┌─ Provided material
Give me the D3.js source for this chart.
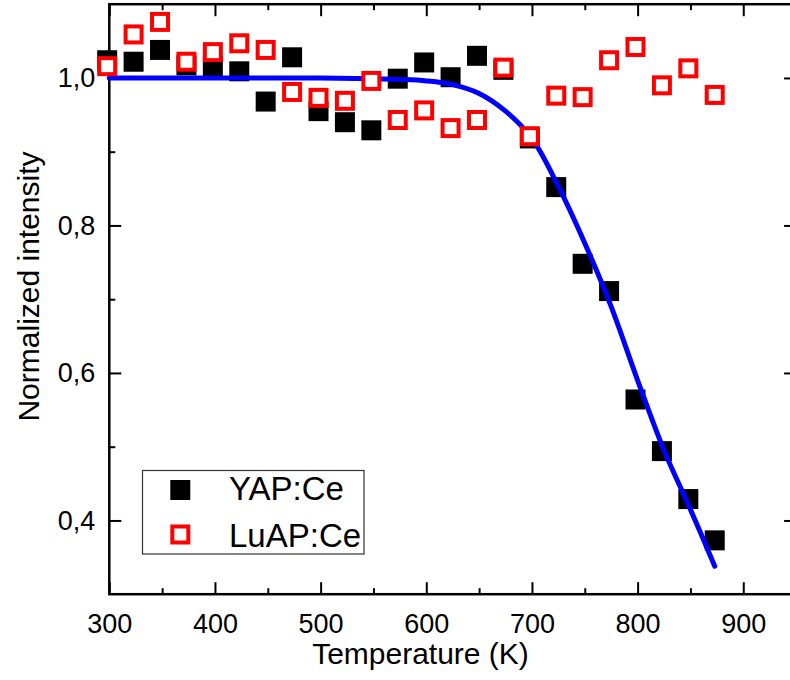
<!DOCTYPE html>
<html>
<head>
<meta charset="utf-8">
<script src="https://cdn.jsdelivr.net/npm/d3@7/dist/d3.min.js"></script>
<style>
  html, body { margin: 0; padding: 0; background: #fff; }
  svg { display: block; }
  text { font-family: "Liberation Sans", Arial, Helvetica, sans-serif; fill: #000; }
</style>
</head>
<body>
<svg id="chart" width="790" height="680"></svg>
<script>
// ---- data ----
const temperatures = [298, 323, 348, 373, 398, 423, 448, 473, 498, 523, 548, 573,
                      598, 623, 648, 673, 698, 723, 748, 773, 798, 823, 848, 873];
const yapValues = [1.024, 1.022, 1.038, 1.017, 1.016, 1.009, 0.968, 1.028, 0.955, 0.940, 0.929, 0.999,
                   1.021, 1.001, 1.030, 1.011, 0.918, 0.852, 0.748, 0.711, 0.564, 0.494, 0.429, 0.373];
const luapValues = [1.016, 1.059, 1.076, 1.022, 1.035, 1.047, 1.038, 0.981, 0.973, 0.969, 0.996, 0.943,
                    0.956, 0.932, 0.943, 1.014, 0.921, 0.976, 0.974, 1.024, 1.042, 0.990, 1.013, 0.977];
const fitTemperatures = [300, 400, 500, 550, 575, 600, 625, 650, 675, 700, 725, 750, 775, 800, 825, 850, 873];
const fitValues = [1.000, 1.000, 1.000, 0.999, 0.998, 0.996, 0.991, 0.979, 0.955, 0.918, 0.853, 0.776,
                   0.690, 0.590, 0.495, 0.415, 0.338];
const xMajorTicks = [300, 400, 500, 600, 700, 800, 900];
const xMinorTicks = [350, 450, 550, 650, 750, 850, 950];
const yMajorTicks = [0.4, 0.6, 0.8, 1.0];
const yMinorTicks = [0.5, 0.7, 0.9];
const seriesNames = ["YAP:Ce", "LuAP:Ce"];
const xTitle = "Temperature (K)";
const yTitle = "Normalized intensity";

// ---- layout ----
const L = 109.3, R = 796.1, T = 4.2, B = 594.2;
const svg = d3.select("#chart");
const x = d3.scaleLinear().domain([300, 950]).range([L, R]);
const y = d3.scaleLinear().domain([0.3, 1.1]).range([B, T]);
const fmt = d => d3.format(".1f")(d).replace(".", ",");
const tickFont = 27;

function styleAxis(g) {
  g.selectAll(".domain").remove();
  g.selectAll(".tick line").attr("stroke", "#000").attr("stroke-width", 2);
  g.selectAll("text").style("font-size", tickFont + "px").attr("fill", "#000");
}

// bottom axis
svg.append("g").attr("transform", `translate(0,${B})`)
  .call(d3.axisBottom(x).tickValues(xMajorTicks).tickSizeInner(-12).tickSizeOuter(0).tickPadding(19.5).tickFormat(d3.format("d")))
  .call(styleAxis);
svg.append("g").attr("transform", `translate(0,${B})`)
  .call(d3.axisBottom(x).tickValues(xMinorTicks).tickSizeInner(-6).tickSizeOuter(0).tickFormat(""))
  .call(styleAxis);
// top axis
svg.append("g").attr("transform", `translate(0,${T})`)
  .call(d3.axisTop(x).tickValues(xMajorTicks).tickSizeInner(-12).tickSizeOuter(0).tickFormat(""))
  .call(styleAxis);
svg.append("g").attr("transform", `translate(0,${T})`)
  .call(d3.axisTop(x).tickValues(xMinorTicks).tickSizeInner(-6).tickSizeOuter(0).tickFormat(""))
  .call(styleAxis);
// left axis
svg.append("g").attr("transform", `translate(${L},0)`)
  .call(d3.axisLeft(y).tickValues(yMajorTicks).tickSizeInner(-12).tickSizeOuter(0).tickPadding(14).tickFormat(fmt))
  .call(styleAxis);
svg.append("g").attr("transform", `translate(${L},0)`)
  .call(d3.axisLeft(y).tickValues(yMinorTicks).tickSizeInner(-6).tickSizeOuter(0).tickFormat(""))
  .call(styleAxis);
// right axis
svg.append("g").attr("transform", `translate(${R},0)`)
  .call(d3.axisRight(y).tickValues(yMajorTicks).tickSizeInner(-12).tickSizeOuter(0).tickFormat(""))
  .call(styleAxis);
svg.append("g").attr("transform", `translate(${R},0)`)
  .call(d3.axisRight(y).tickValues(yMinorTicks).tickSizeInner(-6).tickSizeOuter(0).tickFormat(""))
  .call(styleAxis);

// frame
svg.append("rect").attr("x", L).attr("y", T).attr("width", R - L).attr("height", B - T)
  .attr("fill", "none").attr("stroke", "#000").attr("stroke-width", 2.5);

// YAP:Ce filled black squares
const sq = 20;
svg.append("g").selectAll("rect").data(temperatures).join("rect")
  .attr("x", (d) => x(d) - sq / 2)
  .attr("y", (d, i) => y(yapValues[i]) - sq / 2)
  .attr("width", sq).attr("height", sq).attr("fill", "#000");

// fit line
const line = d3.line().x(d => x(d[0])).y(d => y(d[1])).curve(d3.curveCatmullRom.alpha(0.5));
svg.append("path").datum(fitTemperatures.map((t, i) => [t, fitValues[i]]))
  .attr("d", line).attr("fill", "none").attr("stroke", "#0000ff")
  .attr("stroke-width", 5).attr("stroke-linecap", "round");

// LuAP:Ce open red squares
const osq = 16;
svg.append("g").selectAll("rect").data(temperatures).join("rect")
  .attr("x", (d) => x(d) - osq / 2)
  .attr("y", (d, i) => y(luapValues[i]) - osq / 2)
  .attr("width", osq).attr("height", osq)
  .attr("fill", "#fff").attr("stroke", "#ff0000").attr("stroke-width", 4);

// axis titles
svg.append("text").attr("x", 420.5).attr("y", 663.5).attr("text-anchor", "middle")
  .style("font-size", "30px").text(xTitle);
svg.append("text").attr("transform", "translate(38.5,286.5) rotate(-90)").attr("text-anchor", "middle")
  .style("font-size", "30px").text(yTitle);

// legend
const lg = svg.append("g");
lg.append("rect").attr("x", 142.5).attr("y", 470.5).attr("width", 221.5).attr("height", 83.5)
  .attr("fill", "#fff").attr("stroke", "#333").attr("stroke-width", 1.2);
lg.append("rect").attr("x", 170.3).attr("y", 480).attr("width", 20).attr("height", 20).attr("fill", "#000");
lg.append("rect").attr("x", 172.3).attr("y", 526.5).attr("width", 16).attr("height", 16)
  .attr("fill", "#fff").attr("stroke", "#ff0000").attr("stroke-width", 4);
lg.append("text").attr("x", 229).attr("y", 500).style("font-size", "33px").text(seriesNames[0]);
lg.append("text").attr("x", 229).attr("y", 547.3).style("font-size", "33px").text(seriesNames[1]);
</script>
</body>
</html>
└─
Copy the whole of the material above exactly, but not its images.

• [Task answer]:
Give me the D3.js source for this chart.
<!DOCTYPE html>
<html>
<head>
<meta charset="utf-8">
<script src="https://cdn.jsdelivr.net/npm/d3@7/dist/d3.min.js"></script>
<style>
  html, body { margin: 0; padding: 0; background: #fff; }
  svg { display: block; }
  text { font-family: "Liberation Sans", Arial, Helvetica, sans-serif; fill: #000; }
</style>
</head>
<body>
<svg id="chart" width="790" height="680"></svg>
<script>
// ---- data ----
const temperatures = [298, 323, 348, 373, 398, 423, 448, 473, 498, 523, 548, 573,
                      598, 623, 648, 673, 698, 723, 748, 773, 798, 823, 848, 873];
const yapValues = [1.024, 1.022, 1.038, 1.017, 1.016, 1.009, 0.968, 1.028, 0.955, 0.940, 0.929, 0.999,
                   1.021, 1.001, 1.030, 1.011, 0.918, 0.852, 0.748, 0.711, 0.564, 0.494, 0.429, 0.373];
const luapValues = [1.016, 1.059, 1.076, 1.022, 1.035, 1.047, 1.038, 0.981, 0.973, 0.969, 0.996, 0.943,
                    0.956, 0.932, 0.943, 1.014, 0.921, 0.976, 0.974, 1.024, 1.042, 0.990, 1.013, 0.977];
const fitTemperatures = [300, 400, 500, 550, 575, 600, 625, 650, 675, 700, 725, 750, 775, 800, 825, 850, 873];
const fitValues = [1.000, 1.000, 1.000, 0.999, 0.998, 0.996, 0.991, 0.979, 0.955, 0.918, 0.853, 0.776,
                   0.690, 0.590, 0.495, 0.415, 0.338];
const xMajorTicks = [300, 400, 500, 600, 700, 800, 900];
const xMinorTicks = [350, 450, 550, 650, 750, 850, 950];
const yMajorTicks = [0.4, 0.6, 0.8, 1.0];
const yMinorTicks = [0.5, 0.7, 0.9];
const seriesNames = ["YAP:Ce", "LuAP:Ce"];
const xTitle = "Temperature (K)";
const yTitle = "Normalized intensity";

// ---- layout ----
const L = 109.3, R = 796.1, T = 4.2, B = 594.2;
const svg = d3.select("#chart");
const x = d3.scaleLinear().domain([300, 950]).range([L, R]);
const y = d3.scaleLinear().domain([0.3, 1.1]).range([B, T]);
const fmt = d => d3.format(".1f")(d).replace(".", ",");
const tickFont = 27;

function styleAxis(g) {
  g.selectAll(".domain").remove();
  g.selectAll(".tick line").attr("stroke", "#000").attr("stroke-width", 2);
  g.selectAll("text").style("font-size", tickFont + "px").attr("fill", "#000");
}

// bottom axis
svg.append("g").attr("transform", `translate(0,${B})`)
  .call(d3.axisBottom(x).tickValues(xMajorTicks).tickSizeInner(-12).tickSizeOuter(0).tickPadding(19.5).tickFormat(d3.format("d")))
  .call(styleAxis);
svg.append("g").attr("transform", `translate(0,${B})`)
  .call(d3.axisBottom(x).tickValues(xMinorTicks).tickSizeInner(-6).tickSizeOuter(0).tickFormat(""))
  .call(styleAxis);
// top axis
svg.append("g").attr("transform", `translate(0,${T})`)
  .call(d3.axisTop(x).tickValues(xMajorTicks).tickSizeInner(-12).tickSizeOuter(0).tickFormat(""))
  .call(styleAxis);
svg.append("g").attr("transform", `translate(0,${T})`)
  .call(d3.axisTop(x).tickValues(xMinorTicks).tickSizeInner(-6).tickSizeOuter(0).tickFormat(""))
  .call(styleAxis);
// left axis
svg.append("g").attr("transform", `translate(${L},0)`)
  .call(d3.axisLeft(y).tickValues(yMajorTicks).tickSizeInner(-12).tickSizeOuter(0).tickPadding(14).tickFormat(fmt))
  .call(styleAxis);
svg.append("g").attr("transform", `translate(${L},0)`)
  .call(d3.axisLeft(y).tickValues(yMinorTicks).tickSizeInner(-6).tickSizeOuter(0).tickFormat(""))
  .call(styleAxis);
// right axis
svg.append("g").attr("transform", `translate(${R},0)`)
  .call(d3.axisRight(y).tickValues(yMajorTicks).tickSizeInner(-12).tickSizeOuter(0).tickFormat(""))
  .call(styleAxis);
svg.append("g").attr("transform", `translate(${R},0)`)
  .call(d3.axisRight(y).tickValues(yMinorTicks).tickSizeInner(-6).tickSizeOuter(0).tickFormat(""))
  .call(styleAxis);

// frame
svg.append("rect").attr("x", L).attr("y", T).attr("width", R - L).attr("height", B - T)
  .attr("fill", "none").attr("stroke", "#000").attr("stroke-width", 2.5);

// YAP:Ce filled black squares
const sq = 20;
svg.append("g").selectAll("rect").data(temperatures).join("rect")
  .attr("x", (d) => x(d) - sq / 2)
  .attr("y", (d, i) => y(yapValues[i]) - sq / 2)
  .attr("width", sq).attr("height", sq).attr("fill", "#000");

// fit line
const line = d3.line().x(d => x(d[0])).y(d => y(d[1])).curve(d3.curveCatmullRom.alpha(0.5));
svg.append("path").datum(fitTemperatures.map((t, i) => [t, fitValues[i]]))
  .attr("d", line).attr("fill", "none").attr("stroke", "#0000ff")
  .attr("stroke-width", 5).attr("stroke-linecap", "round");

// LuAP:Ce open red squares
const osq = 16;
svg.append("g").selectAll("rect").data(temperatures).join("rect")
  .attr("x", (d) => x(d) - osq / 2)
  .attr("y", (d, i) => y(luapValues[i]) - osq / 2)
  .attr("width", osq).attr("height", osq)
  .attr("fill", "#fff").attr("stroke", "#ff0000").attr("stroke-width", 4);

// axis titles
svg.append("text").attr("x", 420.5).attr("y", 663.5).attr("text-anchor", "middle")
  .style("font-size", "30px").text(xTitle);
svg.append("text").attr("transform", "translate(38.5,286.5) rotate(-90)").attr("text-anchor", "middle")
  .style("font-size", "30px").text(yTitle);

// legend
const lg = svg.append("g");
lg.append("rect").attr("x", 142.5).attr("y", 470.5).attr("width", 221.5).attr("height", 83.5)
  .attr("fill", "#fff").attr("stroke", "#333").attr("stroke-width", 1.2);
lg.append("rect").attr("x", 170.3).attr("y", 480).attr("width", 20).attr("height", 20).attr("fill", "#000");
lg.append("rect").attr("x", 172.3).attr("y", 526.5).attr("width", 16).attr("height", 16)
  .attr("fill", "#fff").attr("stroke", "#ff0000").attr("stroke-width", 4);
lg.append("text").attr("x", 229).attr("y", 500).style("font-size", "33px").text(seriesNames[0]);
lg.append("text").attr("x", 229).attr("y", 547.3).style("font-size", "33px").text(seriesNames[1]);
</script>
</body>
</html>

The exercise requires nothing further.